* STATED TASK:
Omit all images. Transcribe the rest of the material below exactly.

* DATASET EXTRACT:

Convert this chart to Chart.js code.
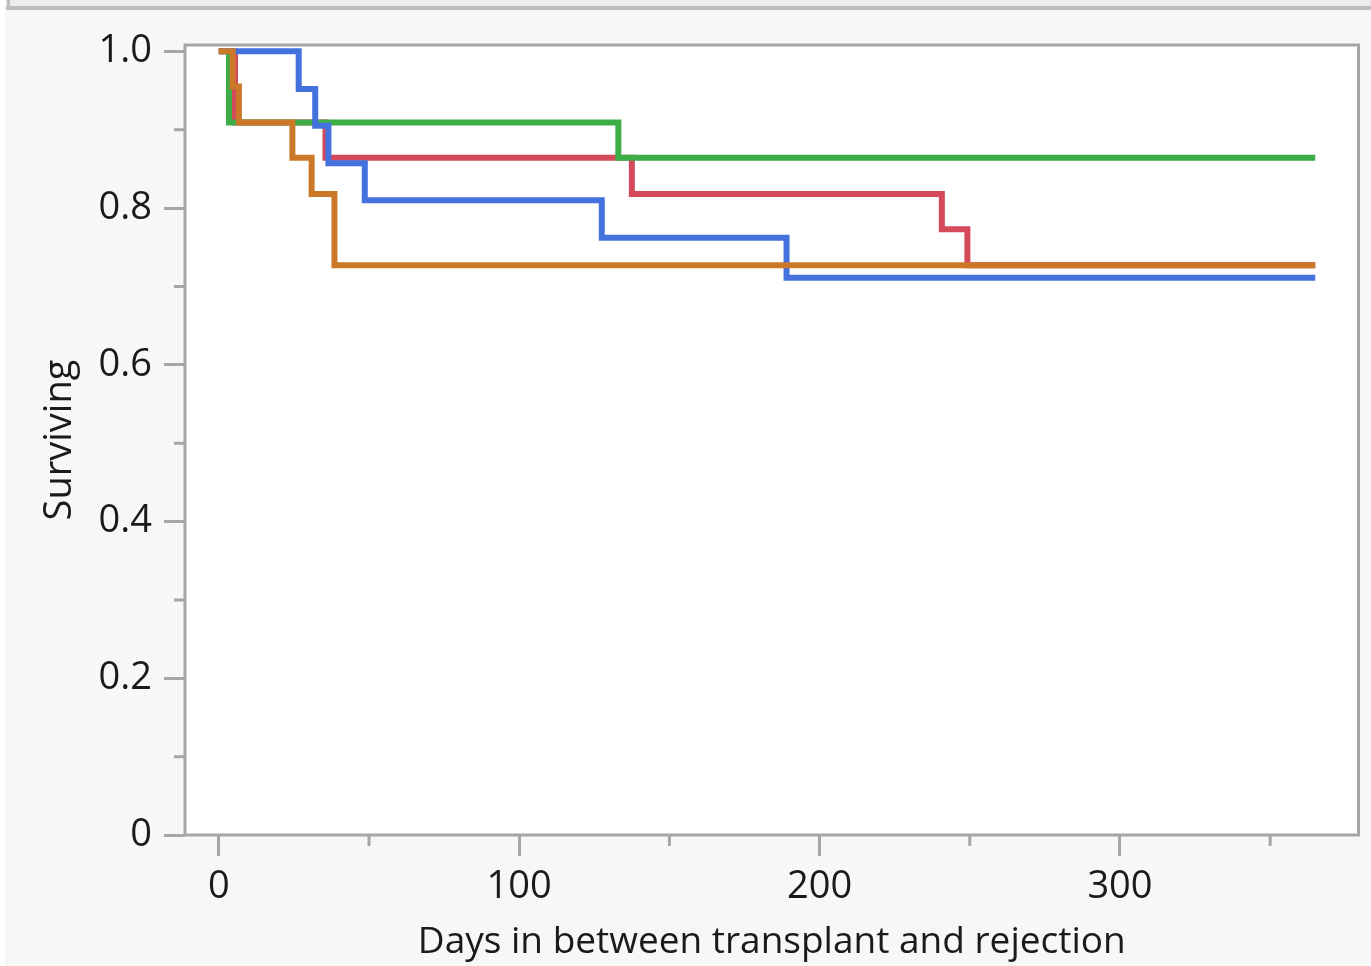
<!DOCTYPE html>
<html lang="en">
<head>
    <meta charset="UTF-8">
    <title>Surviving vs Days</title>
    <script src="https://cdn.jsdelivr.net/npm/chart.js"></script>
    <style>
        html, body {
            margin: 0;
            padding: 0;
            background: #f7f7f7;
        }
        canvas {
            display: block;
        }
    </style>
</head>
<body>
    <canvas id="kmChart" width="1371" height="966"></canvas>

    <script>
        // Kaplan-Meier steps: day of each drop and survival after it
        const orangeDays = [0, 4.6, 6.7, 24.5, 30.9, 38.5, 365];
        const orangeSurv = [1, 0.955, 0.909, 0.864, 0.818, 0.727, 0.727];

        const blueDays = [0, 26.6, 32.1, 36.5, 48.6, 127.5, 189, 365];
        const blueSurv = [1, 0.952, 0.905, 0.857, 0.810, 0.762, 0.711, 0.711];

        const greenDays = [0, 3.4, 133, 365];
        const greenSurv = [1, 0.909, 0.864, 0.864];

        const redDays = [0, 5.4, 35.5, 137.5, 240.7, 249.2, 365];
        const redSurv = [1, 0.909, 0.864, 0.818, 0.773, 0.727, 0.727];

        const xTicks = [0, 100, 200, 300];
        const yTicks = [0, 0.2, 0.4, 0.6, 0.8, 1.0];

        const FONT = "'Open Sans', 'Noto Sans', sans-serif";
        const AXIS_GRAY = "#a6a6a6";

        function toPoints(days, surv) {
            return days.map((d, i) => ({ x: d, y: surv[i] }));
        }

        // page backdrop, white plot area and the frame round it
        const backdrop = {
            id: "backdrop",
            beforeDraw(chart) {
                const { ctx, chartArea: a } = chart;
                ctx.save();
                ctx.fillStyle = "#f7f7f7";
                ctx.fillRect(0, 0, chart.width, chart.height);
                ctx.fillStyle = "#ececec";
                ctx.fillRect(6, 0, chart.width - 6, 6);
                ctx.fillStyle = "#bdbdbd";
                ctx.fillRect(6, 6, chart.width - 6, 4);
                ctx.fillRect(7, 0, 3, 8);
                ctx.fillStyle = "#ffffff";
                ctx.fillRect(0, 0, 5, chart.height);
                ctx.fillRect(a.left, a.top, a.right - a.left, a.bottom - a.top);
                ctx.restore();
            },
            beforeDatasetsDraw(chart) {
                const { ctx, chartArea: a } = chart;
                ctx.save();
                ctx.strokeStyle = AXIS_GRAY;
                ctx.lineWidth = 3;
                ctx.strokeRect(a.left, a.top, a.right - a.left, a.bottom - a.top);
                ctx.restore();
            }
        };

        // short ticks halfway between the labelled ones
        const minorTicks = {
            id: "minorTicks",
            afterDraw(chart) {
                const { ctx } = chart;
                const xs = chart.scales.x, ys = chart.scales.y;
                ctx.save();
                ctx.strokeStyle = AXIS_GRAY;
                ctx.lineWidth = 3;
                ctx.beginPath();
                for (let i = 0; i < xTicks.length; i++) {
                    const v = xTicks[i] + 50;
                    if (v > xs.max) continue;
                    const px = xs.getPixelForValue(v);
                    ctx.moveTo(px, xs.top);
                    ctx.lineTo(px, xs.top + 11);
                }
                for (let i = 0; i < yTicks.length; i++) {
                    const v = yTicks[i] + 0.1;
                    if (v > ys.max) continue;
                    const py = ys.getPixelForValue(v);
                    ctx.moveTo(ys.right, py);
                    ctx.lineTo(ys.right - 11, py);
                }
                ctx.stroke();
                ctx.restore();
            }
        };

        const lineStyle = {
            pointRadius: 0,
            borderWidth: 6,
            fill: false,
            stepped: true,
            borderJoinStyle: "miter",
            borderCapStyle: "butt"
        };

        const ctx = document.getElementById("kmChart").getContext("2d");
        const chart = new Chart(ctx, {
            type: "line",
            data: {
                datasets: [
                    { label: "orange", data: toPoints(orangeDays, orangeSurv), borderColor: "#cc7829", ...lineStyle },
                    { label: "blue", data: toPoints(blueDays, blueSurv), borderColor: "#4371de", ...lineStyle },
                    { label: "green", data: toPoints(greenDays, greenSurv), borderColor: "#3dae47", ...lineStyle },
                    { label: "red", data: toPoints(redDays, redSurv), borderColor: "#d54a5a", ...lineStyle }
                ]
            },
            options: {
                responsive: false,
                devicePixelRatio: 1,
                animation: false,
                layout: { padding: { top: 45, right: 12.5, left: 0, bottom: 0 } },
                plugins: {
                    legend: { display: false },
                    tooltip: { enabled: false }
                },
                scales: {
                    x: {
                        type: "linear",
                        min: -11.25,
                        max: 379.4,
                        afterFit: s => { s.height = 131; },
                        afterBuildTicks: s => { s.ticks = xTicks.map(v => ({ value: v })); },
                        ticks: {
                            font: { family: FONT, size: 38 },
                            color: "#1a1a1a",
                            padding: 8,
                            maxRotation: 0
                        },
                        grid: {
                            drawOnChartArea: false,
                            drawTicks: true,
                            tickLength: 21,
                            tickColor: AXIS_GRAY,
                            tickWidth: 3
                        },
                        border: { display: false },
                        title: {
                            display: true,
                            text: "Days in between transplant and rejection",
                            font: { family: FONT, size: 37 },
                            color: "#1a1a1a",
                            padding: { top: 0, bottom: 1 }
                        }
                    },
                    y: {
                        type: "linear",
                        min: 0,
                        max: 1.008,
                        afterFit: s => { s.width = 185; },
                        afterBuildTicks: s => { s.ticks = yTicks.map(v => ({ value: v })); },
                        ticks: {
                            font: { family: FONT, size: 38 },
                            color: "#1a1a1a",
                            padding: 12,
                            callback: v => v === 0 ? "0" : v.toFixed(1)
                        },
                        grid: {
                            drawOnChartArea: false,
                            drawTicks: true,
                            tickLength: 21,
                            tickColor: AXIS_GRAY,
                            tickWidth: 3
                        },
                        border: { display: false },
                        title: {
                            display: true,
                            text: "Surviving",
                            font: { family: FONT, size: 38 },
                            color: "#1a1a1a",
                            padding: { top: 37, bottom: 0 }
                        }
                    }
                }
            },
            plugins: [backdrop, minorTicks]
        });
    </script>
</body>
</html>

* RESULT:
Convert this chart to Chart.js code.
<!DOCTYPE html>
<html lang="en">
<head>
    <meta charset="UTF-8">
    <title>Surviving vs Days</title>
    <script src="https://cdn.jsdelivr.net/npm/chart.js"></script>
    <style>
        html, body {
            margin: 0;
            padding: 0;
            background: #f7f7f7;
        }
        canvas {
            display: block;
        }
    </style>
</head>
<body>
    <canvas id="kmChart" width="1371" height="966"></canvas>

    <script>
        // Kaplan-Meier steps: day of each drop and survival after it
        const orangeDays = [0, 4.6, 6.7, 24.5, 30.9, 38.5, 365];
        const orangeSurv = [1, 0.955, 0.909, 0.864, 0.818, 0.727, 0.727];

        const blueDays = [0, 26.6, 32.1, 36.5, 48.6, 127.5, 189, 365];
        const blueSurv = [1, 0.952, 0.905, 0.857, 0.810, 0.762, 0.711, 0.711];

        const greenDays = [0, 3.4, 133, 365];
        const greenSurv = [1, 0.909, 0.864, 0.864];

        const redDays = [0, 5.4, 35.5, 137.5, 240.7, 249.2, 365];
        const redSurv = [1, 0.909, 0.864, 0.818, 0.773, 0.727, 0.727];

        const xTicks = [0, 100, 200, 300];
        const yTicks = [0, 0.2, 0.4, 0.6, 0.8, 1.0];

        const FONT = "'Open Sans', 'Noto Sans', sans-serif";
        const AXIS_GRAY = "#a6a6a6";

        function toPoints(days, surv) {
            return days.map((d, i) => ({ x: d, y: surv[i] }));
        }

        // page backdrop, white plot area and the frame round it
        const backdrop = {
            id: "backdrop",
            beforeDraw(chart) {
                const { ctx, chartArea: a } = chart;
                ctx.save();
                ctx.fillStyle = "#f7f7f7";
                ctx.fillRect(0, 0, chart.width, chart.height);
                ctx.fillStyle = "#ececec";
                ctx.fillRect(6, 0, chart.width - 6, 6);
                ctx.fillStyle = "#bdbdbd";
                ctx.fillRect(6, 6, chart.width - 6, 4);
                ctx.fillRect(7, 0, 3, 8);
                ctx.fillStyle = "#ffffff";
                ctx.fillRect(0, 0, 5, chart.height);
                ctx.fillRect(a.left, a.top, a.right - a.left, a.bottom - a.top);
                ctx.restore();
            },
            beforeDatasetsDraw(chart) {
                const { ctx, chartArea: a } = chart;
                ctx.save();
                ctx.strokeStyle = AXIS_GRAY;
                ctx.lineWidth = 3;
                ctx.strokeRect(a.left, a.top, a.right - a.left, a.bottom - a.top);
                ctx.restore();
            }
        };

        // short ticks halfway between the labelled ones
        const minorTicks = {
            id: "minorTicks",
            afterDraw(chart) {
                const { ctx } = chart;
                const xs = chart.scales.x, ys = chart.scales.y;
                ctx.save();
                ctx.strokeStyle = AXIS_GRAY;
                ctx.lineWidth = 3;
                ctx.beginPath();
                for (let i = 0; i < xTicks.length; i++) {
                    const v = xTicks[i] + 50;
                    if (v > xs.max) continue;
                    const px = xs.getPixelForValue(v);
                    ctx.moveTo(px, xs.top);
                    ctx.lineTo(px, xs.top + 11);
                }
                for (let i = 0; i < yTicks.length; i++) {
                    const v = yTicks[i] + 0.1;
                    if (v > ys.max) continue;
                    const py = ys.getPixelForValue(v);
                    ctx.moveTo(ys.right, py);
                    ctx.lineTo(ys.right - 11, py);
                }
                ctx.stroke();
                ctx.restore();
            }
        };

        const lineStyle = {
            pointRadius: 0,
            borderWidth: 6,
            fill: false,
            stepped: true,
            borderJoinStyle: "miter",
            borderCapStyle: "butt"
        };

        const ctx = document.getElementById("kmChart").getContext("2d");
        const chart = new Chart(ctx, {
            type: "line",
            data: {
                datasets: [
                    { label: "orange", data: toPoints(orangeDays, orangeSurv), borderColor: "#cc7829", ...lineStyle },
                    { label: "blue", data: toPoints(blueDays, blueSurv), borderColor: "#4371de", ...lineStyle },
                    { label: "green", data: toPoints(greenDays, greenSurv), borderColor: "#3dae47", ...lineStyle },
                    { label: "red", data: toPoints(redDays, redSurv), borderColor: "#d54a5a", ...lineStyle }
                ]
            },
            options: {
                responsive: false,
                devicePixelRatio: 1,
                animation: false,
                layout: { padding: { top: 45, right: 12.5, left: 0, bottom: 0 } },
                plugins: {
                    legend: { display: false },
                    tooltip: { enabled: false }
                },
                scales: {
                    x: {
                        type: "linear",
                        min: -11.25,
                        max: 379.4,
                        afterFit: s => { s.height = 131; },
                        afterBuildTicks: s => { s.ticks = xTicks.map(v => ({ value: v })); },
                        ticks: {
                            font: { family: FONT, size: 38 },
                            color: "#1a1a1a",
                            padding: 8,
                            maxRotation: 0
                        },
                        grid: {
                            drawOnChartArea: false,
                            drawTicks: true,
                            tickLength: 21,
                            tickColor: AXIS_GRAY,
                            tickWidth: 3
                        },
                        border: { display: false },
                        title: {
                            display: true,
                            text: "Days in between transplant and rejection",
                            font: { family: FONT, size: 37 },
                            color: "#1a1a1a",
                            padding: { top: 0, bottom: 1 }
                        }
                    },
                    y: {
                        type: "linear",
                        min: 0,
                        max: 1.008,
                        afterFit: s => { s.width = 185; },
                        afterBuildTicks: s => { s.ticks = yTicks.map(v => ({ value: v })); },
                        ticks: {
                            font: { family: FONT, size: 38 },
                            color: "#1a1a1a",
                            padding: 12,
                            callback: v => v === 0 ? "0" : v.toFixed(1)
                        },
                        grid: {
                            drawOnChartArea: false,
                            drawTicks: true,
                            tickLength: 21,
                            tickColor: AXIS_GRAY,
                            tickWidth: 3
                        },
                        border: { display: false },
                        title: {
                            display: true,
                            text: "Surviving",
                            font: { family: FONT, size: 38 },
                            color: "#1a1a1a",
                            padding: { top: 37, bottom: 0 }
                        }
                    }
                }
            },
            plugins: [backdrop, minorTicks]
        });
    </script>
</body>
</html>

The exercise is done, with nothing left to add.